I suspect I enjoyed Andy Newbery’s Hitchcockian thriller The Host a bit more than many will, in part because I’m partial to moody Euro-trash and apparently also to the adventures of British pop-rock band McFly, though that’s purely for ironic reasons. But this film, which starts out as one thing and then quickly becomes another, is difficult to like in its totality. In many ways, it’s a pretty shameless knockoff of rather obvious influences, particularly Alfred Hitchcock’s Psycho and Eli Roth’s Hostel, but it isn’t particularly good at emulating either of those films beyond parroting their more iconic ideas.
Thus, we begin with Robert Atkinson (Mike Beckingham), a London banker who makes woeful decisions in apparently every facet of his life. We meet him being straddled by his boss’s hot wife (Margot Stilley), and things only get worse from there. He nabs fifty large from his workplace and then blows it playing poker at an upscale gambling den populated exclusively by Chinese gangland stereotypes. Confident in his hand, he takes a loan from his unsavory opponent and then loses that, finding himself at the mercy of the sinister Lau (Togo Igawa), who offers to pay his debt and then some just as long as he agrees to transport a briefcase to Amsterdam and return another one full of God-knows-what. Atkinson, who looks and sounds like an older Tom Holland who had a tougher paper round, lacks the necessary charisma to make Robert sympathetic; he’s much more of a self-serving simpleton who makes more terrible choices in a ten-minute span of The Host than most characters do in their entire screentime.
And he isn’t finished there. Boarding a plane to Amsterdam, he’s immediately taken in by the smooth radio-ready tones of DEA agent Herbert Summers (Nigel Barber) and told to continue his Triad assignment in exchange for legal immunity. Then he trips and falls into a different movie. Following an accommodation mixup, he’s taken to a swanky townhouse where the host, Vera (Maryam Hassouni, good here), is running a somewhat unusual operation that I won’t spoil but that you can probably guess the particulars of regardless.

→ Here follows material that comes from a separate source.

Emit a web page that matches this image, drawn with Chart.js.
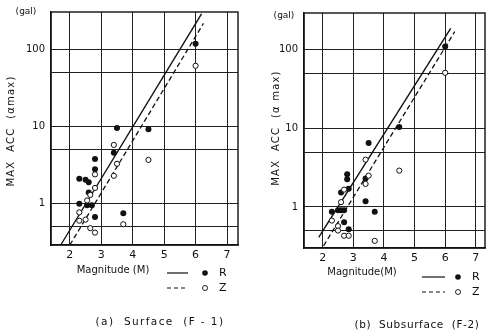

Newbery’s direction is workmanlike but not inefficient; he finds some good angles from which to take in the looming townhouse and its various oddball furnishings. It’s the illogical script by Finola Geraghty, Brendan Bishop, and Laurence Lamers that undermines the enterprise, piling one twist on another until the narrative and tonal shifts are too whiplash-inducing to keep track of. Fittingly for the tame torture-p**n underpinnings of The Host, it’s two movies sewn awkwardly together, but their lack of relationship to each other is awkward at best, and once a midpoint twist brings Robert’s more switched-on brother (Dougie Poynter, McFly’s bassist) into the fold, whatever point the film was attempting to make has long-since been lost. Still, it’s good to see the McFly lads still getting work.